Extra coach notes and ergonomics:
- Think in layers: keep the synth voice relatively clean and do most coloration in the FX rack so you can resample dry if needed.
- Map conservatively. Example mapping ranges: Pitch envelope 0 to +12 semitones but start subtle at 0–6; Filter cutoff 200 Hz to 3 kHz; LFO rate 1/32 to 1/4 tempo-synced; Drive 0 to +6 dB; Redux 0 to 8 bits maximum only when needed.
- Chain Selector ranges: set 0–40 for clean, 41–85 for warped, 86–127 for dirty for three chains on the 0–127 scale.
- Make your clips DJ-friendly: long legato notes for whoops, short releases for stabs, and set global Launch Quantization to taste.
- Buffer and latency: use a low buffer (64–128) for live performance; increase it during mixing. If resampling stutters, freeze heavy chains and try again.
- Stereo tips: control width with Utility and avoid extreme width on low-frequency content. Use small Grain Delay or subtle chorus for stereo without phase issues.
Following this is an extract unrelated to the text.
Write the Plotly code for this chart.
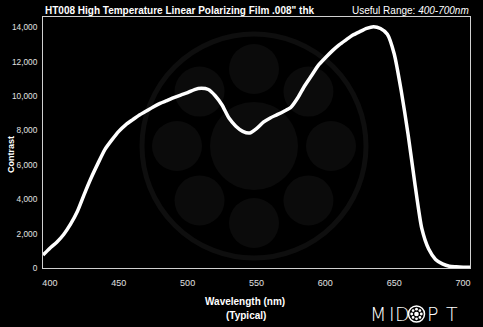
import math
import plotly.graph_objects as go

# Contrast spectrum of HT008 high temperature linear polarizing film
wavelength_nm = [395, 400, 405, 410, 415, 420, 425, 430, 435, 440, 445, 450, 455,
                 460, 465, 470, 475, 480, 485, 490, 495, 500, 505, 510, 515, 520,
                 525, 530, 535, 540, 545, 550, 555, 560, 565, 570, 575, 580, 585,
                 590, 595, 600, 605, 610, 615, 620, 625, 630, 635, 640, 645, 650,
                 655, 660, 665, 670, 675, 680, 685, 690, 695, 700, 705]
contrast = [750, 1150, 1500, 1950, 2550, 3300, 4300, 5250, 6100, 6900, 7450, 7950, 8330,
            8620, 8900, 9130, 9370, 9580, 9740, 9910, 10060, 10200, 10380, 10450, 10380, 10020,
            9480, 8720, 8250, 7950, 7850, 8110, 8480, 8730, 8920, 9120, 9350, 9900, 10600,
            11200, 11800, 12230, 12630, 12980, 13270, 13550, 13750, 13940, 14040, 13930, 13600, 12450,
            10340, 7800, 4900, 2300, 1100, 500, 240, 100, 70, 50, 40]

x_ticks = [400, 450, 500, 550, 600, 650, 700]
y_ticks = [0, 2000, 4000, 6000, 8000, 10000, 12000, 14000]
y_tick_text = ["0", "2,000", "4,000", "6,000", "8,000", "10,000", "12,000", "14,000"]

title_text = "HT008 High Temperature Linear Polarizing Film .008\" thk"
range_text = "Useful Range: <i>400-700nm</i>"
brand_letters = ["M", "I", "D", "P", "T"]

W, H = 483, 327
ML, MR, MT, MB = 43, 13, 17, 59
PW, PH = W - ML - MR, H - MT - MB


def px_to_paper(px, py):
    return (px - ML) / PW, (H - MB - py) / PH


fig = go.Figure()
fig.add_trace(go.Scatter(
    x=wavelength_nm, y=contrast, mode="lines",
    line=dict(color="white", width=3.5, shape="spline", smoothing=0.6),
    hoverinfo="skip", showlegend=False,
))

shapes = []


def circle(cx, cy, r, fill=None, line_color=None, line_width=0, layer="below"):
    ax, ay = px_to_paper(cx, cy)
    shapes.append(dict(
        type="circle", xref="paper", yref="paper",
        xsizemode="pixel", ysizemode="pixel", xanchor=ax, yanchor=ay,
        x0=-r, x1=r, y0=-r, y1=r,
        fillcolor=fill if fill else "rgba(0,0,0,0)",
        line=dict(color=line_color if line_color else "rgba(0,0,0,0)", width=line_width),
        layer=layer,
    ))


# faint watermark emblem behind the curve
wcx, wcy = 254, 146
circle(wcx, wcy, 112, line_color="#0e0e0e", line_width=5)
circle(wcx, wcy, 44, fill="#0b0b0b")
for k in range(8):
    a = math.pi / 2 - k * math.pi / 4
    circle(wcx + 77 * math.cos(a), wcy - 77 * math.sin(a), 25, fill="#0b0b0b")

# brand emblem in the footer
bcx, bcy = 416.5, 314
circle(bcx, bcy, 8, line_color="white", line_width=1.5, layer="above")
circle(bcx, bcy, 2.3, fill="white", layer="above")
for k in range(8):
    a = k * math.pi / 4
    circle(bcx + 4.8 * math.cos(a), bcy - 4.8 * math.sin(a), 1.4, fill="white", layer="above")

annotations = []


def text(px, py, s, size, bold=False, xanchor="center", angle=0, color="white",
         family="Liberation Sans", weight=None):
    ax, ay = px_to_paper(px, py)
    font = dict(family=family, size=size, color=color)
    if weight is not None:
        font["weight"] = weight
    annotations.append(dict(
        x=ax, y=ay, xref="paper", yref="paper", text=f"<b>{s}</b>" if bold else s,
        showarrow=False, xanchor=xanchor, yanchor="middle", textangle=angle,
        font=font,
    ))


text(43, 10, title_text, 10, bold=True, xanchor="left")
text(471, 10, range_text, 10, xanchor="right")
text(11, 155, "Contrast", 9, bold=True, angle=-90)
text(245, 302, "Wavelength (nm)", 10, bold=True)
text(246, 315, "(Typical)", 10, bold=True)
for letter, cx in zip(brand_letters, [378, 391.5, 402.5, 432.5, 452]):
    text(cx, 314, letter, 19, family="DejaVu Sans", weight=300)

fig.update_layout(
    width=W, height=H,
    margin=dict(l=ML, r=MR, t=MT, b=MB, pad=0),
    paper_bgcolor="black", plot_bgcolor="black",
    shapes=shapes, annotations=annotations,
    showlegend=False,
    xaxis=dict(
        range=[395, 705], tickvals=x_ticks, showgrid=False, zeroline=False,
        showline=True, linecolor="#d0d0d0", linewidth=1, mirror=True,
        ticks="", ticklabelstandoff=6,
        tickfont=dict(family="Liberation Sans", size=9, color="#e0e0e0"),
    ),
    yaxis=dict(
        range=[0, 14600], tickvals=y_ticks, ticktext=y_tick_text, showgrid=False,
        zeroline=False, showline=True, linecolor="#d0d0d0", linewidth=1, mirror=True,
        ticks="", ticklabelstandoff=3,
        tickfont=dict(family="Liberation Sans", size=8.3, color="#e0e0e0"),
    ),
)

fig.write_html("out.html")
- CPU pragmatics: freeze and flatten FX-heavy sections, bounce long takes to audio, and keep a clean dry stem for later rework.
Troubleshooting quick checklist:
- If pitch bends are muddy, reduce unison or detune and confirm Mono/Legato is enabled.
- If Follow Actions click, increase amp release or adjust retrig settings.
- If macros behave non-linearly, refine min/max mappings or create intermediate macros to smooth response.
- If automation records stepped values, redraw with curve smoothing or check automation preferences.
Recap and final steps:
Design the voice first in Wavetable, keep the instrument controllable and relatively clean, build an FX Rack with switchable chains, map expressive macros with conservative ranges, prepare Session View with clips and dummy automation, perform with Follow Actions and a controller, capture your best take via Arrangement recording or resampling, then clean and finalize in Arrangement for export. Repeat the mini exercise to lock the workflow until you can confidently produce Marky-style siren takes that combine live unpredictability with studio polish.
That’s the framework. Now open Live, set up SIREN_RW, and start experimenting—perform, resample, and refine until your siren sits perfectly in your DnB mix.